How to: Query for the Largest File or Files in a Directory Tree (LINQ)

This example shows five queries related to file size in bytes:

  • How to retrieve the size in bytes of the largest file.

  • How to retrieve the size in bytes of the smallest file.

  • How to retrieve the FileInfo object largest or smallest file from one or more folders under a specified root folder.

  • How to retrieve a sequence such as the 10 largest files.

  • How to order files into groups based on their file size in bytes, ignoring files that are less than a specified size.

Example

The following example contains five separate queries that show how to query and group files, depending on their file size in bytes.
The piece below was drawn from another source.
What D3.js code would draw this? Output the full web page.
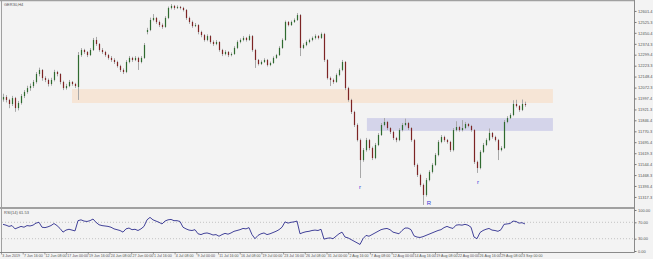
<!DOCTYPE html>
<html><head><meta charset="utf-8">
<script src="https://cdn.jsdelivr.net/npm/d3@7"></script>
<style>html,body{margin:0;padding:0;background:#f3f3f3;overflow:hidden}text{font-family:"Liberation Sans",Arial,sans-serif}</style>
</head><body><svg id="c" width="653" height="259"></svg>
<script>
const opens=[11990,12007,11987,11959,12000,11931,11966,12014,12042,12069,12083,12111,12166,12194,12138,12125,12097,12125,12180,12166,12111,12069,12083,12111,12097,
12076,12297,12332,12318,12297,12332,12401,12373,12332,12318,12297,12277,12263,12249,12221,12194,12180,12249,12277,12263,12277,12249,12277,12456,12470,
12539,12553,12525,12504,12491,12553,12622,12636,12622,12629,12622,12608,12553,12525,12497,12504,12456,12435,12401,12428,12387,12373,12387,12332,12304,
12318,12297,12304,12346,12387,12401,12415,12401,12428,12332,12263,12235,12249,12263,12228,12242,12277,12297,12346,12401,12525,12504,12525,12539,12573,
12346,12366,12387,12401,12415,12428,12415,12442,12263,12138,12125,12111,12159,12194,12249,12069,11987,11904,11814,11710,11572,11641,11710,11655,11586,
11676,11745,11814,11835,11793,11766,11724,11710,11779,11814,11828,11793,11710,11538,11469,11400,11331,11434,11490,11538,11607,11697,11731,11710,11697,
11641,11779,11800,11779,11793,11821,11807,11779,11559,11517,11628,11676,11710,11759,11731,11710,11641,11655,11835,11862,11883,11959,11945,11918,11959];
const highs=[12030,12020,11995,12015,12008,11980,12028,12055,12085,12100,12125,12180,12210,12200,12150,12135,12140,12195,12188,12172,12120,12098,12125,12118,12105,
12318,12345,12340,12325,12345,12415,12422,12380,12345,12326,12305,12290,12275,12258,12230,12205,12262,12290,12285,12290,12285,12290,12380,12485,12555,
12580,12560,12535,12515,12565,12632,12649,12643,12640,12636,12630,12615,12562,12535,12518,12510,12465,12442,12440,12435,12398,12400,12392,12340,12330,
12325,12315,12358,12398,12412,12428,12422,12440,12435,12340,12270,12260,12275,12270,12252,12288,12305,12358,12412,12535,12532,12535,12550,12587,12580,
12378,12398,12410,12425,12440,12435,12452,12450,12270,12148,12135,12170,12205,12263,12256,12078,11995,11912,11825,11720,11655,11725,11718,11665,11690,
11758,11828,11862,11842,11800,11775,11732,11792,11828,11858,11835,11800,11718,11548,11478,11410,11448,11502,11550,11620,11710,11745,11740,11718,11705,
11793,11840,11808,11848,11835,11828,11815,11786,11568,11640,11690,11722,11790,11766,11740,11718,11668,11848,11875,11895,11985,11988,11952,11990,11975];
const lows=[11975,11970,11930,11945,11905,11915,11955,12000,12030,12050,12070,12100,12150,12120,12110,12080,12085,12115,12150,12095,12055,12058,12075,12085,12070,
11987,12285,12305,12283,12290,12325,12360,12320,12305,12285,12265,12250,12235,12210,12180,12166,12172,12240,12250,12255,12194,12240,12270,12440,12462,
12530,12512,12490,12478,12485,12545,12612,12610,12615,12612,12598,12540,12512,12485,12490,12440,12420,12390,12392,12375,12360,12365,12320,12290,12295,
12283,12288,12298,12338,12378,12392,12390,12395,12320,12208,12225,12228,12242,12218,12220,12236,12270,12290,12340,12395,12495,12498,12518,12532,12290,
12338,12358,12378,12392,12405,12405,12408,12250,12128,12083,12098,12105,12150,12185,12055,11975,11890,11800,11700,11448,11560,11630,11640,11572,11578,
11668,11738,11805,11780,11752,11710,11695,11702,11770,11805,11780,11698,11525,11455,11388,11262,11320,11425,11480,11530,11598,11688,11698,11685,11628,
11632,11770,11768,11770,11785,11798,11768,11545,11483,11508,11620,11668,11702,11720,11700,11572,11632,11648,11826,11855,11875,11935,11905,11910,11940];
const closes=[12007,11987,11959,12000,11931,11966,12014,12042,12069,12083,12111,12166,12194,12138,12125,12097,12125,12180,12166,12111,12069,12083,12111,12097,12083,
12297,12332,12318,12297,12332,12401,12373,12332,12318,12297,12277,12263,12249,12221,12194,12180,12249,12277,12263,12277,12249,12277,12366,12470,12539,
12553,12525,12504,12491,12553,12622,12636,12622,12629,12622,12608,12553,12525,12497,12504,12456,12435,12401,12428,12387,12373,12387,12332,12304,12318,
12297,12304,12346,12387,12401,12415,12401,12428,12332,12263,12235,12249,12263,12228,12242,12277,12297,12346,12401,12525,12504,12525,12539,12573,12346,
12366,12387,12401,12415,12428,12415,12442,12263,12138,12125,12111,12159,12194,12249,12069,11987,11904,11814,11710,11572,11641,11710,11655,11586,11676,
11745,11814,11835,11793,11766,11724,11710,11779,11814,11828,11793,11710,11538,11469,11400,11331,11434,11490,11538,11607,11697,11731,11710,11697,11641,
11779,11800,11779,11793,11821,11807,11779,11559,11517,11628,11676,11710,11759,11731,11710,11641,11655,11835,11862,11883,11959,11945,11918,11959,11952];
const rsi=[65,63,60,62,54,57,60,58,62,61,63,68,70,58,57,59,62,67,62,55,46,51,53,51,49,
74,76,73,72,74,78,70,64,62,61,60,58,54,52,50,46,54,56,52,53,50,54,60,76,82,
76,73,70,66,73,76,77,74,74,72,58,54,51,50,52,42,40,43,44,42,39,40,36,40,43,
41,44,48,50,52,55,54,57,40,30,38,42,44,40,42,45,48,52,58,71,68,70,71,73,42,
45,47,48,50,51,50,53,29,31,32,30,36,42,46,34,32,28,24,20,16,30,38,36,40,44,
48,52,54,55,52,46,44,42,50,56,56,52,37,34,33,35,38,41,44,47,50,52,57,60,57,
55,63,64,63,65,63,58,34,30,45,50,53,55,51,50,48,52,65,66,67,73,72,68,69,66];
const priceTicks=[12601.4,12525.3,12450.4,12374.3,12299.4,12223.3,12148.4,12072.3,11997.4,11921.3,11846.4,11770.3,11695.4,11619.3,11544.4,11468.3,11393.4,11317.3];
const rsiTicks=[100,70,30,0];
const rsiLevels=[70,30];
const dateLabels=["3 Jun 2019","7 Jun 16:00","12 Jun 08:00","17 Jun 00:00","19 Jun 16:00","24 Jun 08:00","27 Jun 00:00","1 Jul 16:00","4 Jul 08:00","9 Jul 00:00","11 Jul 16:00","16 Jul 08:00","19 Jul 00:00","23 Jul 16:00","26 Jul 08:00","31 Jul 00:00","2 Aug 16:00","7 Aug 08:00","12 Aug 00:00","14 Aug 16:00","19 Aug 08:00","22 Aug 00:00","26 Aug 16:00","29 Aug 08:00","3 Sep 00:00"];
const zoneStart=[23,121.3];
const zoneEnd=[183.3,183.3];
const zoneLow=[11966,11773];
const zoneHigh=[12062,11862];
const zoneColor=["#f6e5d6","#d4d4ea"];
const markText=["r","R","r"];
const markBar=[119,142,158.3];
const markPrice=[11372,11262,11408];
const title="GER30,H4";
const rsiTitle="RSI(14) 61.53";

const svg=d3.select("#c");
const W=653,H=259, right=634;
const mainTop=1, mainBot=207, rsiTop=209, rsiBot=252;
const x=d3.scaleLinear().domain([0,210.33]).range([3,right]);
const y=d3.scaleLinear().domain([11247.9,12670.1]).range([mainBot,mainTop]);
const yr=d3.scaleLinear().domain([0,100]).range([251,210]);

svg.append("rect").attr("width",W).attr("height",H).attr("fill","#f3f3f3");

const zg=svg.append("g");
zoneStart.forEach((s,k)=>{
  zg.append("rect").attr("x",x(s)).attr("y",y(zoneHigh[k])).attr("width",x(zoneEnd[k])-x(s))
    .attr("height",y(zoneLow[k])-y(zoneHigh[k])).attr("fill",zoneColor[k]);
});

const cg=svg.append("g");
closes.forEach((c,i)=>{
  const o=opens[i], xi=Math.round(x(i))+0.5;
  cg.append("line").attr("x1",xi).attr("x2",xi).attr("y1",y(highs[i])).attr("y2",y(lows[i]))
    .attr("stroke","#a8a8a8").attr("stroke-width",1);
  const t=y(Math.max(o,c)), b=y(Math.min(o,c));
  cg.append("rect").attr("x",xi-0.6).attr("y",t).attr("width",1.2).attr("height",Math.max(0.8,b-t))
    .attr("fill",c>=o?"#2f6a2f":"#7c2424");
});

markText.forEach((m,k)=>{
  svg.append("text").attr("x",x(markBar[k])).attr("y",y(markPrice[k])).attr("text-anchor","middle")
    .attr("font-size",6).attr("fill","#3a3ad8").text(m);
});

const fr="#a0a0a0";
svg.append("line").attr("x1",0).attr("x2",right).attr("y1",0.5).attr("y2",0.5).attr("stroke",fr).attr("stroke-width",1.5);
svg.append("line").attr("x1",1.5).attr("x2",1.5).attr("y1",0).attr("y2",rsiBot).attr("stroke",fr).attr("stroke-width",1);
svg.append("line").attr("x1",0).attr("x2",right).attr("y1",208).attr("y2",208).attr("stroke",fr).attr("stroke-width",2);
svg.append("line").attr("x1",0).attr("x2",right+0.5).attr("y1",rsiBot+0.5).attr("y2",rsiBot+0.5).attr("stroke","#8a8a8a").attr("stroke-width",1);
svg.append("line").attr("x1",right+0.5).attr("x2",right+0.5).attr("y1",0).attr("y2",rsiBot+0.5).attr("stroke","#8a8a8a").attr("stroke-width",1);

const pa=svg.append("g").attr("transform",`translate(${right+0.5},0)`)
  .call(d3.axisRight(y).tickValues(priceTicks).tickSize(2).tickPadding(1.5).tickFormat(d3.format(".1f")));
pa.select(".domain").remove();
pa.selectAll("line").attr("stroke","#777");
pa.selectAll("text").attr("font-size",4).attr("fill","#555").attr("font-family","Liberation Sans, Arial, sans-serif");

const ra=svg.append("g").attr("transform",`translate(${right+0.5},0)`)
  .call(d3.axisRight(yr).tickValues(rsiTicks).tickSize(2).tickPadding(1.5).tickFormat(d3.format(".2f")));
ra.select(".domain").remove();
ra.selectAll("line").attr("stroke","#777");
ra.selectAll("text").attr("font-size",4).attr("fill","#555").attr("font-family","Liberation Sans, Arial, sans-serif");

rsiLevels.forEach(l=>{
  svg.append("line").attr("x1",2).attr("x2",right).attr("y1",yr(l)).attr("y2",yr(l))
    .attr("stroke","#b8b8b8").attr("stroke-width",0.8).attr("stroke-dasharray","1,2");
});

svg.append("path").datum(rsi).attr("fill","none").attr("stroke","#2e2e8e").attr("stroke-width",0.9)
  .attr("d",d3.line().x((d,i)=>x(i)).y(d=>yr(d)));

const dg=svg.append("g");
dateLabels.forEach((t,k)=>{
  const xx=x((k*21.7-2)/3);
  dg.append("line").attr("x1",xx+0.5).attr("x2",xx+0.5).attr("y1",rsiBot).attr("y2",rsiBot+2.5).attr("stroke","#777").attr("stroke-width",0.7);
  dg.append("text").attr("x",xx+1.2).attr("y",257).attr("font-size",3.6).attr("fill","#555").text(t);
});

svg.append("text").attr("x",4).attr("y",6).attr("font-size",4).attr("fill","#555").text(title);
svg.append("text").attr("x",4).attr("y",214).attr("font-size",4).attr("fill","#555").text(rsiTitle);
</script></body></html>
You can easily modify these examples to base the query on some other property of the FileInfo object.

Module QueryBySize
    Sub Main()

        ' Change the drive\path if necessary 
        Dim root As String = "C:\Program Files\Microsoft Visual Studio 9.0" 

        'Take a snapshot of the folder contents 
        Dim dir As New System.IO.DirectoryInfo(root)
        Dim fileList = dir.GetFiles("*.*", System.IO.SearchOption.AllDirectories)

        ' Return the size of the largest file 
        Dim maxSize = Aggregate aFile In fileList Into Max(GetFileLength(aFile))

        'Dim maxSize = fileLengths.Max
        Console.WriteLine("The length of the largest file under {0} is {1}", _
                          root, maxSize)

        ' Return the FileInfo object of the largest file 
        ' by sorting and selecting from the beginning of the list 
        Dim filesByLengDesc = From file In fileList _
                              Let filelength = GetFileLength(file) _
                              Where filelength > 0 _
                              Order By filelength Descending _
                              Select file

        Dim longestFile = filesByLengDesc.First

        Console.WriteLine("The largest file under {0} is {1} with a length of {2} bytes", _
                          root, longestFile.FullName, longestFile.Length)

        Dim smallestFile = filesByLengDesc.Last

        Console.WriteLine("The smallest file under {0} is {1} with a length of {2} bytes", _
                                root, smallestFile.FullName, smallestFile.Length)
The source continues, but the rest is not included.